GP Short Notes # 962, 9 January 2025
In the news
On 7 January, US President-elect Donald J Trump warned Hamas that “all hell would break out in the Middle East” if the group did not release hostages by his inauguration day on 20 January. Refusing to specify what he meant by hell breaking out, he insisted that the scenario would “not be good for Hamas.”
During the same meeting, Trump’s designated envoy to The Middle East, Steve Witkoff, expressed optimism about the ongoing hostage-deal-ceasefire negotiations in Doha, highlighting that Trump’s stature and the red lines were guiding the talks.
Issues at large
First, the US approach towards the War in Gaza and the recent Middle East tensions. Since 7 October 2023, the Biden administration has pursued two goals in the Middle East- bolstering Israel’s security against Iran-backed armed groups and preventing further US entanglement in the region. Following the 7 October Hamas attack, the US gave Israel its full support, aligning with Netanyahu’s goals of dismantling Hamas, installing a non-Hamas government in Gaza, and reviving normalisation efforts with Saudi Arabia. However, the Biden administration tried to restrain Israel from expanding the war across the region. Until now, Biden advised Netanyahu against launching a pre-emptive war against Hezbollah on 11 October 2023 and pressured Israel to keep its responses to Iran’s missile volleys proportionate, even threatening to withdraw assistance if Israel did not comply. Biden also opposed Israel’s plans to reoccupy Gaza after the war, as evidenced by his July 2023 ceasefire proposal, which envisioned gradual Israeli withdrawal from the enclave.
Second, Trump’s threats. His approach towards foreign policy so far has been characterised by outlandish statements — annexing Canada, purchasing Greenland, reintegrating the Panama Canal — rather than policy pronouncement, causing his detractors to speculate that “hell to pay” may simply be a pressure tactic against Hamas. Despite his promises to draw down US’ global entanglements, Trump continued Biden’s blank-cheque support for Israel. His recent assertions placed the burden of compliance squarely on Hamas while granting Israel maximum freedom of operation to “finish the job” by the time he assumes office. However, Trump, with his record of recognising Israeli settlements in the West Bank and shifting the US embassy to Jerusalem, is more indifferent to Palestinians’ territorial claims than his predecessor. Most importantly, having quashed JCPOA in his previous term in favour of a “maximum pressure” doctrine, Trump is more amenable to Netanyahu’s plans of a US-assisted escalation against Iran.
In perspective
First, Trump’s recent statements against Hamas are evidence of his predictably unpredictable and rhetoric-driven foreign policy. While his threats do create pressure on Hamas, which stands severely weakened after over a year of Israeli operations, it is difficult to see how Trump could make Israel’s Gaza campaign any more effective. If true, the threat would mean an unprecedented increase in US assistance to Israel. As the US already provides unconditional military assistance to Israel, Washington does not have very many instruments at his disposal.

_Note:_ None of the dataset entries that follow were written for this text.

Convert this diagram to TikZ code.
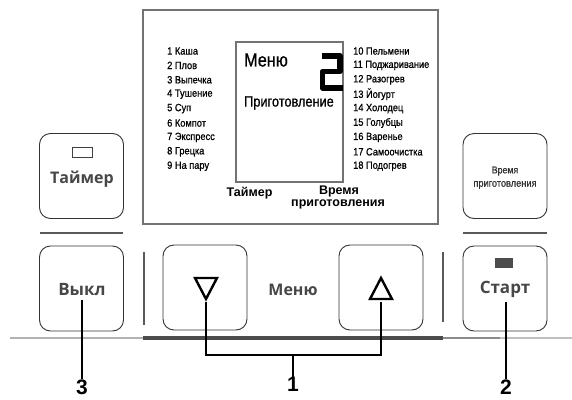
\documentclass[tikz,border=0pt]{standalone}
\usepackage{fontspec}
\setmainfont{Liberation Sans}
\newfontfamily\dispfont[FakeStretch=0.88,FakeBold=0.8]{Liberation Sans}
\newfontfamily\menufont[FakeStretch=0.85,FakeBold=0.8]{Liberation Sans}
\newfontfamily\btnfont{Open Sans}
\begin{document}
\begin{tikzpicture}[x=1pt,y=-1pt,
  btn/.style={draw=black!80, line width=0.9pt, rounded corners=11pt, minimum width=84pt, minimum height=85pt, inner sep=0pt},
  frm/.style={draw=black!55, line width=1.1pt},
  sep/.style={draw=black!65, line width=1.2pt},
  lead/.style={draw=black, line width=1.8pt},
  num/.style={font=\bfseries\fontsize{21}{21}\selectfont, inner sep=0pt},
  item/.style={font=\dispfont\fontsize{10.5}{11}\selectfont, anchor=west, inner sep=0pt},
  btxt/.style={font=\btnfont\bfseries\fontsize{17}{17}\selectfont, text=black!72, inner sep=0pt},
  dlbl/.style={font=\bfseries\fontsize{12.5}{12.5}\selectfont, inner sep=0pt},
]
\useasboundingbox (0,0) rectangle (572,399);

% display
\draw[frm] (143,10) rectangle (438,224);
\node[frm, draw, minimum width=107pt, minimum height=140pt, inner sep=0pt] (screen) at (289.5,112) {};
\node[font=\menufont\fontsize{19}{19}\selectfont, anchor=west, inner sep=0pt] (menut) at (244,60) {Меню};
\node[font=\menufont\fontsize{15}{15}\selectfont, anchor=west, inner sep=0pt] (cookt) at (244,103) {Приготовление};
\draw[line width=5.5pt, line join=round] (322,56) -- (340,56) -- (340,71.5) -- (322.5,71.5) -- (322.5,88) -- (343,88);

% lists
\foreach \t [count=\i] in {1 Каша, 2 Плов, 3 Выпечка, 4 Тушение, 5 Суп, 6 Компот, 7 Экспресс, 8 Грецка, 9 На пару}
  \node[item] (l\i) at (167,{51+(\i-1)*14.4}) {\t};
\foreach \t [count=\i] in {10 Пельмени, 11 Поджаривание, 12 Разогрев, 13 Йогурт, 14 Холодец, 15 Голубцы, 16 Варенье, 17 Самоочистка, 18 Подогрев}
  \node[item] (r\i) at (353,{51+(\i-1)*14.4}) {\t};

\node[dlbl] (dtimer) at (249.5,193) {Таймер};
\node[dlbl] (dtime1) at (339,191) {Время};
\node[dlbl] (dtime2) at (338,204.5) {приготовления};

% buttons
\node[btn] (timer) at (81.5,176) {};
\draw[black!75, line width=0.9pt] (72,147) rectangle (92,157);
\node[btxt, font=\btnfont\bfseries\fontsize{16}{16}\selectfont] (timert) at (82,179) {Таймер};

\node[btn] (cook) at (505,176) {};
\node[font=\dispfont\fontsize{10}{10}\selectfont, text=black!80, inner sep=0pt] (cook1) at (505,171) {Время};
\node[font=\dispfont\fontsize{10.5}{10.5}\selectfont, text=black!80, inner sep=0pt] (cook2) at (505,185) {приготовления};

\node[btn] (off) at (81.5,288.5) {};
\node[btxt] (offt) at (82,290) {Выкл};

\node[btn] (start) at (505,288.5) {};
\fill[black!70] (495,258) rectangle (513,268);
\node[btxt] (startt) at (505,289) {Старт};

\node[btn] (down) at (205,287.5) {};
\node[btn] (up) at (381,287.5) {};
\node[btxt, font=\btnfont\bfseries\fontsize{16}{16}\selectfont] (menu) at (293,290) {Меню};
\draw[black, line width=2.4pt, line join=miter] (195,278) -- (217,278) -- (206,299) -- cycle;
\draw[black, line width=2.4pt, line join=miter] (370,299) -- (392,299) -- (381,278) -- cycle;

% separators
\draw[sep] (40,233) -- (123,233);
\draw[sep] (463,233) -- (547,233);
\draw[sep] (144,252) -- (144,325);
\draw[sep] (443,252) -- (443,322);
\draw[black!30, line width=2.2pt] (10,338) -- (143,338);
\draw[black!70, line width=3.5pt] (143,338) -- (443,338);
\draw[black!45, line width=2.5pt] (443,338) -- (500,338);
\draw[black!25, line width=2pt] (500,338) -- (572,338);

% leaders
\node[num] (n3) at (82,387) {3};
\node[num] (n1) at (293,384) {1};
\node[num] (n2) at (506,387) {2};
\coordinate (a3) at (82,300);
\coordinate (a2) at (506,302);
\coordinate (ad) at (206,302);
\coordinate (au) at (381,302);
\coordinate (bd) at (206,355);
\coordinate (bu) at (381,355);
\coordinate (bm) at (293,355);
\draw[lead] (a3) -- (n3.north);
\draw[lead] (a2) -- (n2.north);
\draw[lead] (ad) -- (bd) -- (bu) -- (au);
\draw[lead] (bm) -- (n1.north);
\end{tikzpicture}
\end{document}
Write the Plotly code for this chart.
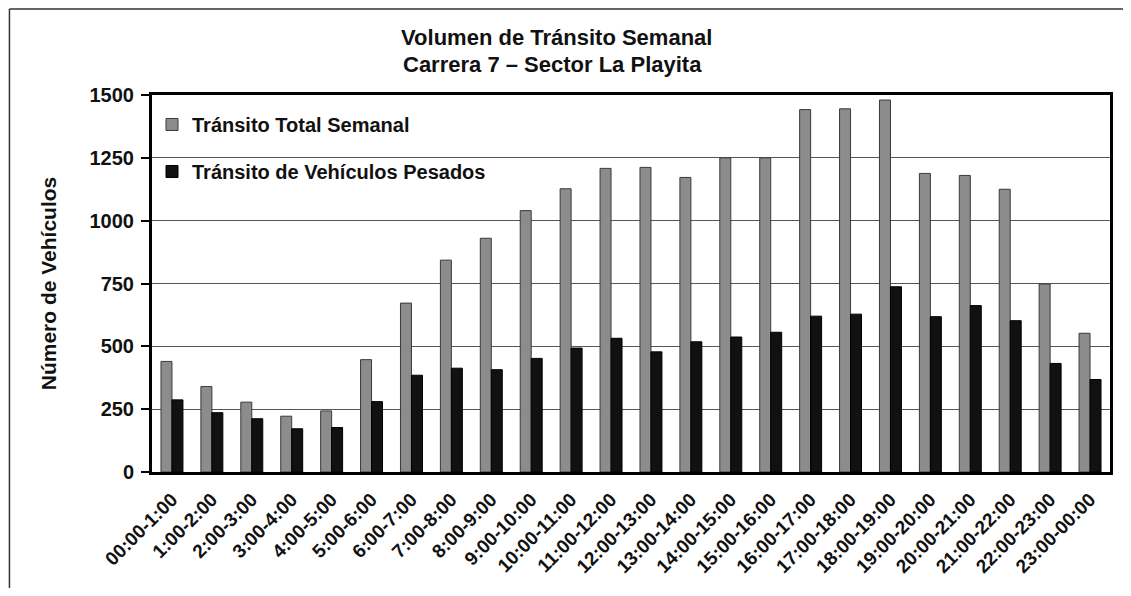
import plotly.graph_objects as go

# Franjas horarias
horas = ['00:00-1:00', '1:00-2:00', '2:00-3:00', '3:00-4:00', '4:00-5:00', '5:00-6:00',
         '6:00-7:00', '7:00-8:00', '8:00-9:00', '9:00-10:00', '10:00-11:00', '11:00-12:00',
         '12:00-13:00', '13:00-14:00', '14:00-15:00', '15:00-16:00', '16:00-17:00',
         '17:00-18:00', '18:00-19:00', '19:00-20:00', '20:00-21:00', '21:00-22:00',
         '22:00-23:00', '23:00-00:00']

transito_total = [440, 340, 278, 222, 243, 447, 672, 843, 930, 1040, 1127, 1208,
                  1212, 1172, 1250, 1250, 1442, 1445, 1480, 1188, 1180, 1125, 748, 552]

transito_pesados = [287, 236, 212, 172, 177, 280, 385, 413, 407, 452, 493, 532,
                    478, 518, 537, 556, 620, 628, 737, 618, 662, 602, 432, 368]

y_ticks = [0, 250, 500, 750, 1000, 1250, 1500]

FONT = 'Liberation Sans, Arial, sans-serif'

fig = go.Figure()

fig.add_trace(go.Bar(
    x=horas, y=transito_total, name='<b>Tránsito Total Semanal</b>',
    marker=dict(color='#8c8c8c', line=dict(color='#3a3a3a', width=1)),
    legendgroup='a'
))
fig.add_trace(go.Bar(
    x=horas, y=transito_pesados, name='<b>Tránsito de Vehículos Pesados</b>',
    marker=dict(color='#111111', line=dict(color='#000000', width=1)),
    legendgroup='b'
))

# the page body adds an 8px margin, so the figure is a bit smaller than the window
fig.update_layout(
    width=1115, height=580,
    margin=dict(l=144, r=10, t=87, b=116),
    paper_bgcolor='white', plot_bgcolor='white',
    font=dict(family=FONT, color='#111111'),
    barmode='group', bargap=0.45, bargroupgap=0.0,
    title=dict(
        text='<b>Volumen de Tránsito Semanal</b>',
        x=0.26, xref='paper', xanchor='left', y=0.95, yref='container', yanchor='middle',
        font=dict(size=22, family=FONT)
    ),
    legend=dict(
        x=0.0, y=0.9735, xanchor='left', yanchor='top',
        bgcolor='rgba(0,0,0,0)', font=dict(size=20, family=FONT),
        tracegroupgap=18
    ),
    showlegend=True,
    shapes=[
        # outer frame (left and top edges, as in the scan)
        dict(type='line', xref='paper', yref='paper', x0=-0.1488, x1=-0.1488, y0=-0.4, y1=1.228,
             line=dict(color='#333333', width=1.5)),
        dict(type='line', xref='paper', yref='paper', x0=-0.1488, x1=1.1, y0=1.228, y1=1.228,
             line=dict(color='#333333', width=1.5)),
    ]
)

# second line of the title
fig.add_annotation(
    text='<b>Carrera 7 – Sector La Playita</b>', xref='paper', yref='paper',
    x=0.26, y=1.0822, xanchor='left', yanchor='middle', showarrow=False,
    font=dict(size=22, family=FONT, color='#111111')
)

fig.update_xaxes(
    tickangle=-45, tickfont=dict(size=19, family=FONT), ticklabelstandoff=6,
    tickvals=horas, ticktext=[f'<b>{h}</b>' for h in horas],
    showline=True, linecolor='black', linewidth=3, mirror=True,
    ticks='', showgrid=False
)

fig.update_yaxes(
    range=[0, 1500], tickvals=y_ticks, ticktext=[f'<b>{v}</b>' for v in y_ticks],
    tickfont=dict(size=20, family=FONT), ticklabelstandoff=3,
    title=dict(text='<b>Número de Vehículos</b>', font=dict(size=21, family=FONT), standoff=28),
    showline=True, linecolor='black', linewidth=3, mirror=True,
    ticks='outside', ticklen=8, tickwidth=2, tickcolor='black',
    showgrid=True, gridcolor='#555555', gridwidth=1, zeroline=False
)

fig.write_html('out.html')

Second, at the operational level, Trump could deploy additional aircraft carrier strike groups into the Mediterranean Sea, deploy its special forces on the ground alongside Israeli troops, or provide Israel with greater intelligence and targeting information on remaining Hamas leaders.
Third, at the strategic level, since Trump has hinted at a regionwide “hell,” he could greenlight Israel’s plans to intensify its direct attacks against Iran, which would be massively escalatory and, if successful, radically alter the region’s balance of power in Israel’s favour. Such operations would include Israeli airstrikes on key Iranian nuclear facilities and decapitation operations against Iran’s civilian and military leadership, including Ayatollah Khamenei and the IRGC top brass. Trump has sensed Hamas and Iran’s weakened position and is therefore unwilling to offer concessions. Furthermore, with economic unrest and anti-regime sentiment brewing in Iran, such a move could shift power away from Ayatollah Khamenei, creating possibilities for a future US-Israeli-backed regime change in Iran. Taking advantage of Iran’s recent strategic setbacks could strengthen Israel but also cause Tehran to accelerate its nuclear programme, which is already at a point of no return.